Cardoso explained that eight commercial banks had met the N500 billion capital requirement as of July 22, 2024, rising to 14 by September of the same year. The number has now increased to 16 as the industry continues to race toward full compliance. He said that the reforms would reinforce the resilience of Nigerian banks both within the country and across the continent. “We are building a financial system that will be fit for purpose for the years ahead. Many Nigerian banks now operate across Africa and have been innovative across different markets. These new buffers will better equip them to manage risks in the multiple jurisdictions where they operate,” Cardoso said. According to him, the reforms would strengthen the financial sector’s capability to support households and businesses.
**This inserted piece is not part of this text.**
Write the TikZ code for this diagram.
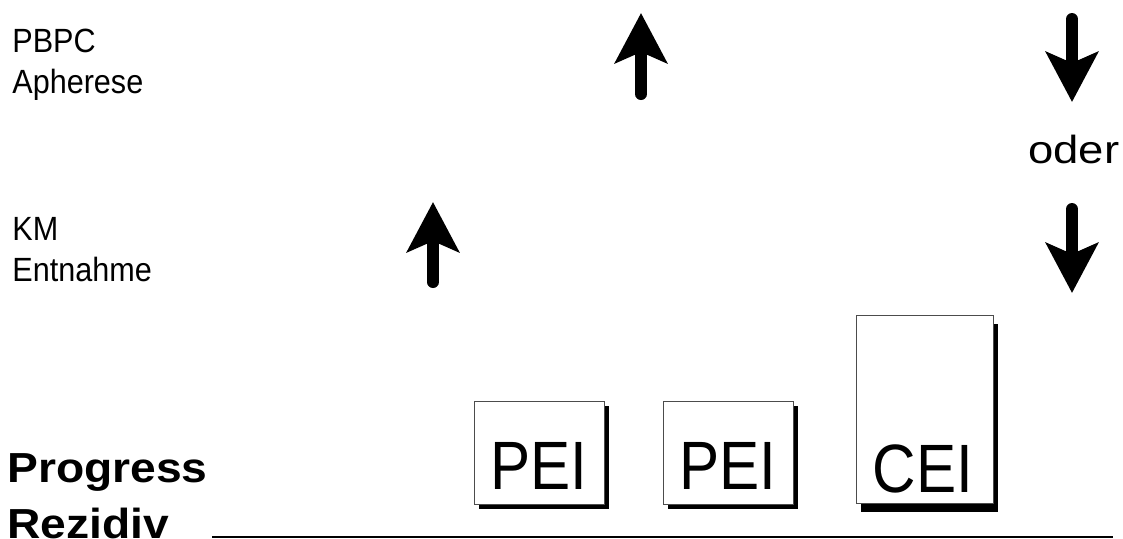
\documentclass[tikz,border=0pt]{standalone}
\usepackage{fontspec}
\setmainfont{Liberation Sans}
\newfontfamily\labelfont[FakeStretch=0.91]{Liberation Sans}
\newfontfamily\headfont[FakeStretch=1.1]{Liberation Sans Bold}
\newfontfamily\eifont[FakeStretch=0.88]{Liberation Sans}
\newfontfamily\oderfont[FakeStretch=1.16]{Liberation Sans}
\usetikzlibrary{positioning, arrows.meta, shadows}

\begin{document}
\begin{tikzpicture}[x=0.5pt, y=-0.5pt,
                lbl/.style={inner sep=0pt, anchor=base west,
                  font=\labelfont\fontsize{16.8}{20}\selectfont},
                headlbl/.style={inner sep=0pt, anchor=base west,
                  font=\headfont\fontsize{21}{28}\selectfont},
                eibox/.style={
                  draw=black!70, line width=0.5pt, fill=white, inner sep=0pt,
                  drop shadow={fill=black, opacity=1, shadow xshift=2.5pt, shadow yshift=-#1}
                },
                eibox/.default=2.5pt,
                eilbl/.style={inner sep=0pt, anchor=base,
                  font=\eifont\fontsize{34.2}{40}\selectfont},
                bigarrow/.style={line width=6pt, line cap=round,
                  -{Stealth[length=25pt, width=26pt, inset=5.5pt]}}
              ]
  \useasboundingbox (0,0) rectangle (1123,538);

  % left labels
  \node [lbl] at (12,52) (pbpc) {PBPC};
  \node [lbl, below=20.5pt of pbpc.base west, anchor=base west] (apherese) {Apherese};
  \node [lbl] at (12,240) (km) {KM};
  \node [lbl, below=20.5pt of km.base west, anchor=base west] (entnahme) {Entnahme};
  \node [headlbl] at (7,482) (progress) {Progress};
  \node [headlbl, below=28pt of progress.base west, anchor=base west] (rezidiv) {Rezidiv};

  % boxes
  \node [eibox, minimum width=65pt, minimum height=51.5pt] at (539,452.5) (pei1box) {};
  \node [eilbl] at (539,489) (pei1) {PEI};
  \node [eibox, minimum width=65pt, minimum height=51.5pt] at (728,452.5) (pei2box) {};
  \node [eilbl] at (728,489) (pei2) {PEI};
  \node [eibox=4.5pt, minimum width=68.5pt, minimum height=94pt] at (924.5,409) (ceibox) {};
  \node [eilbl] at (923,492) (cei) {CEI};

  \node [inner sep=0pt, anchor=base west, font=\oderfont\fontsize{19.6}{24}\selectfont]
    at (1028,163) (oder) {oder};

  % arrows
  \coordinate (pbpc foot) at (641,94);
  \coordinate (pbpc tip) at (641,13);
  \coordinate (km foot) at (433,282);
  \coordinate (km tip) at (433,202);
  \coordinate (oder top) at (1072,19);
  \coordinate (oder tip) at (1072,102);
  \coordinate (oder low) at (1072,209);
  \coordinate (oder lowtip) at (1072,293);
  \draw [bigarrow] (pbpc foot) -- (pbpc tip);
  \draw [bigarrow] (km foot) -- (km tip);
  \draw [bigarrow] (oder top) -- (oder tip);
  \draw [bigarrow] (oder low) -- (oder lowtip);

  % time line
  \coordinate (line start) at (212,537);
  \coordinate (line end) at (1113,537);
  \draw [line width=1pt] (line start) -- (line end);
\end{tikzpicture}
\end{document}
He said, “Ultimately, this benefits Nigerians—our traders, our businesses and our citizens—who operate across those regions. “It should give everyone comfort to know that Nigerian banks with deep local understanding are present to support them. Commercial banks are also creating their own buffers through the ongoing recapitalisation.”
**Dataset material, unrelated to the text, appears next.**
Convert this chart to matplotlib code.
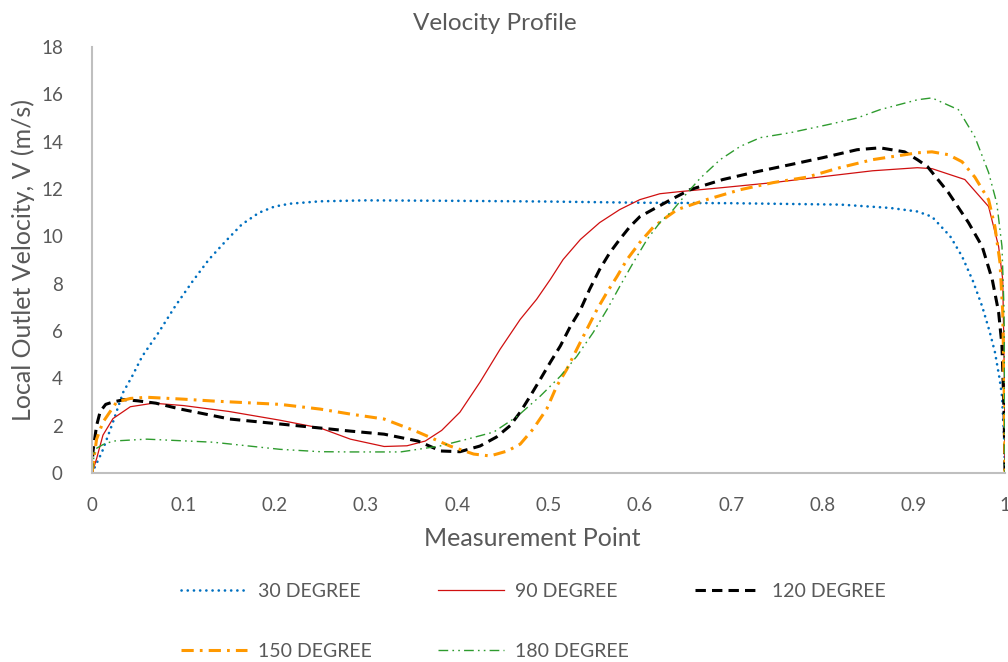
import matplotlib
matplotlib.use("Agg")
import matplotlib.pyplot as plt

plt.rcParams['font.family'] = ['Lato', 'DejaVu Sans']

TEXT = '#595959'

# ---------------- data ----------------
x30 = [0, 0.011, 0.023, 0.034, 0.044, 0.055, 0.073, 0.091, 0.11, 0.128, 0.146, 0.164, 0.183,
       0.2, 0.217, 0.25, 0.3, 0.4, 0.5, 0.6, 0.7, 0.82, 0.874, 0.904, 0.92, 0.94, 0.953,
       0.965, 0.975, 0.983, 0.989, 0.994, 0.9967, 0.999, 1.0]
y30 = [0, 0.89, 2.15, 3.4, 4.09, 4.93, 5.94, 7.04, 8.09, 9.02, 9.78, 10.5, 11.0,
       11.26, 11.38, 11.48, 11.52, 11.5, 11.47, 11.42, 11.4, 11.34, 11.2, 11.05, 10.83, 10.0, 9.15,
       8.1, 7.04, 6.0, 5.1, 4.0, 3.25, 1.5, 0]

x90 = [0, 0.005, 0.012, 0.023, 0.042, 0.067, 0.1, 0.15, 0.206, 0.25, 0.283, 0.32, 0.345,
       0.365, 0.383, 0.403, 0.425, 0.447, 0.469, 0.487, 0.502, 0.516, 0.535, 0.556, 0.578, 0.6,
       0.622, 0.644, 0.691, 0.746, 0.8, 0.855, 0.904, 0.92, 0.956, 0.982, 0.993, 0.9975,
       0.9985, 0.9995, 1.0]
y90 = [0, 0.6, 1.6, 2.3, 2.8, 2.95, 2.85, 2.6, 2.23, 1.9, 1.43, 1.12, 1.15,
       1.35, 1.8, 2.57, 3.84, 5.23, 6.49, 7.34, 8.18, 9.02, 9.87, 10.58, 11.13, 11.55,
       11.8, 11.89, 12.06, 12.27, 12.52, 12.77, 12.9, 12.86, 12.4, 11.26, 9.57, 8.18,
       6.0, 3.5, 0]

x120 = [0, 0.001, 0.005, 0.009, 0.015, 0.023, 0.035, 0.05, 0.07, 0.097, 0.151, 0.206, 0.25,
        0.283, 0.32, 0.357, 0.382, 0.403, 0.425, 0.443, 0.458, 0.469, 0.48, 0.491, 0.502,
        0.513, 0.524, 0.535, 0.545, 0.556, 0.567, 0.578, 0.589, 0.6, 0.615, 0.634, 0.655,
        0.691, 0.728, 0.765, 0.8, 0.838, 0.863, 0.89, 0.904, 0.915, 0.938, 0.96, 0.975,
        0.986, 0.993, 0.9967, 0.999, 1.0]
y120 = [0, 0.9, 2.0, 2.6, 2.9, 3.0, 3.1, 3.05, 2.95, 2.7, 2.28, 2.07, 1.9,
        1.77, 1.64, 1.35, 0.93, 0.9, 1.14, 1.52, 2.0, 2.57, 3.25, 3.96, 4.68,
        5.37, 6.2, 6.9, 7.76, 8.6, 9.3, 9.87, 10.4, 10.83, 11.15, 11.55, 11.97,
        12.4, 12.73, 13.03, 13.32, 13.66, 13.74, 13.57, 13.24, 12.95, 11.85, 10.58, 9.57,
        8.18, 6.8, 5.37, 2.57, 0]

x150 = [0, 0.005, 0.012, 0.027, 0.042, 0.06, 0.1, 0.133, 0.206, 0.25, 0.283, 0.32, 0.357,
        0.392, 0.418, 0.436, 0.455, 0.469, 0.483, 0.498, 0.509, 0.52, 0.531, 0.542, 0.553,
        0.564, 0.575, 0.586, 0.6, 0.615, 0.63, 0.641, 0.673, 0.71, 0.746, 0.783, 0.819,
        0.855, 0.904, 0.92, 0.938, 0.953, 0.967, 0.982, 0.989, 0.9945, 0.9975, 0.9995, 1.0]
y150 = [0, 1.43, 2.15, 3.0, 3.15, 3.2, 3.12, 3.04, 2.9, 2.7, 2.49, 2.28, 1.73,
        1.14, 0.8, 0.72, 0.93, 1.22, 1.85, 2.7, 3.67, 4.38, 5.23, 6.07, 6.9,
        7.63, 8.3, 9.02, 9.74, 10.4, 10.83, 11.13, 11.55, 11.97, 12.27, 12.5, 12.9,
        13.24, 13.53, 13.57, 13.45, 13.15, 12.5, 11.55, 10.4, 8.9, 6.8, 2.6, 0]

x180 = [0, 0.003, 0.012, 0.023, 0.06, 0.133, 0.206, 0.25, 0.283, 0.338, 0.381, 0.411, 0.44,
        0.466, 0.491, 0.513, 0.531, 0.549, 0.564, 0.578, 0.593, 0.608, 0.622, 0.636, 0.65,
        0.666, 0.688, 0.71, 0.732, 0.765, 0.805, 0.838, 0.863, 0.904, 0.92, 0.949, 0.967,
        0.982, 0.991, 0.9967, 0.999, 1.0]
y180 = [0, 1.0, 1.2, 1.35, 1.43, 1.3, 1.0, 0.9, 0.89, 0.89, 1.14, 1.43, 1.73,
        2.4, 3.25, 4.09, 4.93, 5.94, 6.9, 7.88, 8.9, 9.87, 10.58, 11.1, 11.75,
        12.45, 13.24, 13.8, 14.17, 14.38, 14.71, 15.0, 15.35, 15.77, 15.85, 15.35, 14.2,
        12.7, 11.4, 9.57, 6.8, 0]

labels = ['30 DEGREE', '90 DEGREE', '120 DEGREE', '150 DEGREE', '180 DEGREE']
xticks = [0, 0.1, 0.2, 0.3, 0.4, 0.5, 0.6, 0.7, 0.8, 0.9, 1]
xticklabels = ['0', '0.1', '0.2', '0.3', '0.4', '0.5', '0.6', '0.7', '0.8', '0.9', '1']
yticks = list(range(0, 19, 2))

# ---------------- figure ----------------
W, H = 1008, 662
fig = plt.figure(figsize=(W / 100, H / 100), dpi=100)
ax = fig.add_axes([92 / W, 1 - 473 / H, (1005 - 92) / W, (473 - 47) / H])

l30, = ax.plot(x30, y30, color='#0070C0', lw=1.9, linestyle=(0, (0.05, 2.3)),
               dash_capstyle='round', label=labels[0])
l90, = ax.plot(x90, y90, color='#D01010', lw=0.9, label=labels[1])
l120, = ax.plot(x120, y120, color='black', lw=2.2, linestyle=(0, (3.4, 2.0)), label=labels[2])
l150, = ax.plot(x150, y150, color='#FF9900', lw=2.2, linestyle=(0, (4.0, 2.0, 0.9, 2.0)),
                label=labels[3])
l180, = ax.plot(x180, y180, color='#2E9B2E', lw=1.0,
                linestyle=(0, (7, 3, 1.2, 3, 1.2, 3)), label=labels[4])

ax.set_xlim(0, 1)
ax.set_ylim(0, 18)
ax.set_xticks(xticks)
ax.set_xticklabels(xticklabels)
ax.set_yticks(yticks)
ax.tick_params(axis='both', length=0, labelsize=13.5, labelcolor=TEXT)
ax.tick_params(axis='y', pad=21)
ax.tick_params(axis='x', pad=17)
for s in ['top', 'right']:
    ax.spines[s].set_visible(False)
for s in ['left', 'bottom']:
    ax.spines[s].set_color('#BFBFBF')
    ax.spines[s].set_linewidth(1.5)

fig.text(495 / W, 1 - 23 / H, 'Velocity Profile', fontsize=17.5, color=TEXT,
         ha='center', va='center')
ax.set_xlabel('Measurement Point', fontsize=18, color=TEXT)
ax.xaxis.set_label_coords((532 - 92) / (1005 - 92), -(527 - 473) / (473 - 47))
ax.set_ylabel('Local Outlet Velocity, V (m/s)', fontsize=18, color=TEXT)
ax.yaxis.set_label_coords(-(92 - 35) / (1005 - 92), 0.5)

# legend: row-major order as in the reference
order = [l30, l150, l90, l180, l120]
fs = 14
fs_px = fs * 100 / 72
handle_px = 66
pad_px = 11
r = fig.canvas.get_renderer()
tmp = [fig.text(0, 0, t, fontsize=fs) for t in labels]
maxw = max(t.get_window_extent(r).width for t in tmp)
for t in tmp:
    t.remove()
colsp = (257 - handle_px - pad_px - maxw) / fs_px

leg = fig.legend(handles=order, labels=[h.get_label() for h in order], ncol=3,
                 loc='upper left', bbox_to_anchor=(181 / W, 1 - 583 / H),
                 frameon=False, fontsize=fs, handlelength=handle_px / fs_px,
                 handletextpad=pad_px / fs_px, columnspacing=colsp,
                 labelspacing=2.2, borderpad=0, borderaxespad=0)
for t in leg.get_texts():
    t.set_color(TEXT)

fig.savefig('out.png', dpi=100)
He added that the apex bank considered several factors in determining the new capital thresholds, including prevailing macroeconomic conditions, stress test results and the need for stronger risk buffers. He reassured on the regulator’s commitment to strict oversight as the consolidation progresses. “We will rigorously enforce our ‘fit and proper’ criteria for prospective new shareholders, senior management, and board members of banks, and proactively monitor the integrity of financial statements, adequacy of financial resources, and fair valuation of banks’ post-merger balance sheets,” Cardoso said. He said the CBN remained confident that the banking system would emerge stronger at the conclusion of the recapitalization exercise, with institutions better prepared to support Nigeria’s economic transformation Banks have up till March 31, 2026 to beef up their minimum capital base to the new standard set by the apex bank. Under the new minimum capital base, CBN uses a distinctive definition of the new minimum capital base for each category of banks as the addition of share capital and share premium, as against the previous use of shareholders’ funds.
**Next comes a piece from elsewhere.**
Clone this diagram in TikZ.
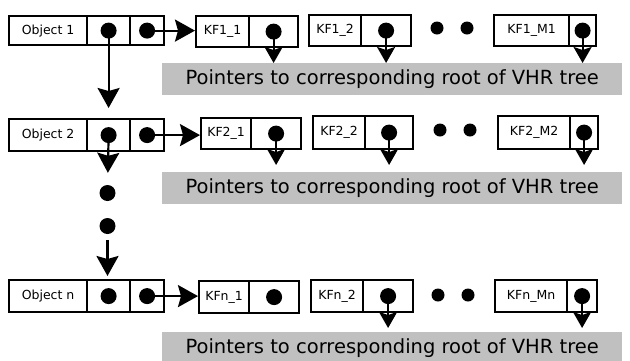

While most banks have shareholders’ funds in excess of the new minimum capital base, their share premium and share capital significantly fall short of the new minimum definition. The CBN had in March 2024 released its circular on review of minimum capital requirement for commercial, merchant and non-interest banks. The apex bank increased the new minimum capital for commercial banks with international affiliations, otherwise known as mega banks, to N500 billion; commercial banks with national authorisation, N200 billion and commercial banks with regional license, N50 billion. Others included merchant banks, N50 billion; non-interest banks with national license, N20 billion and non-interest banks with regional license will now have N10 billion minimum capital. The 24-month timeline for compliance ends on March 31, 2026. Under the guidelines for the recapitalisation exercise, banks are expected to subject their new equity funds to capital verification before the clearance of the allotment proposal and release of the funds to the bank for onwards completion of the offer process and addition of the new capital to its capital base. The CBN is the final signatory in a tripartite capital verification committee that included the Securities and Exchange Commission (SEC) and the Nigeria Deposit Insurance Corporation (NDIC). The committee is saddled with scrutinising new funds being raised by banks under the ongoing banking sector recapitalisation exercise.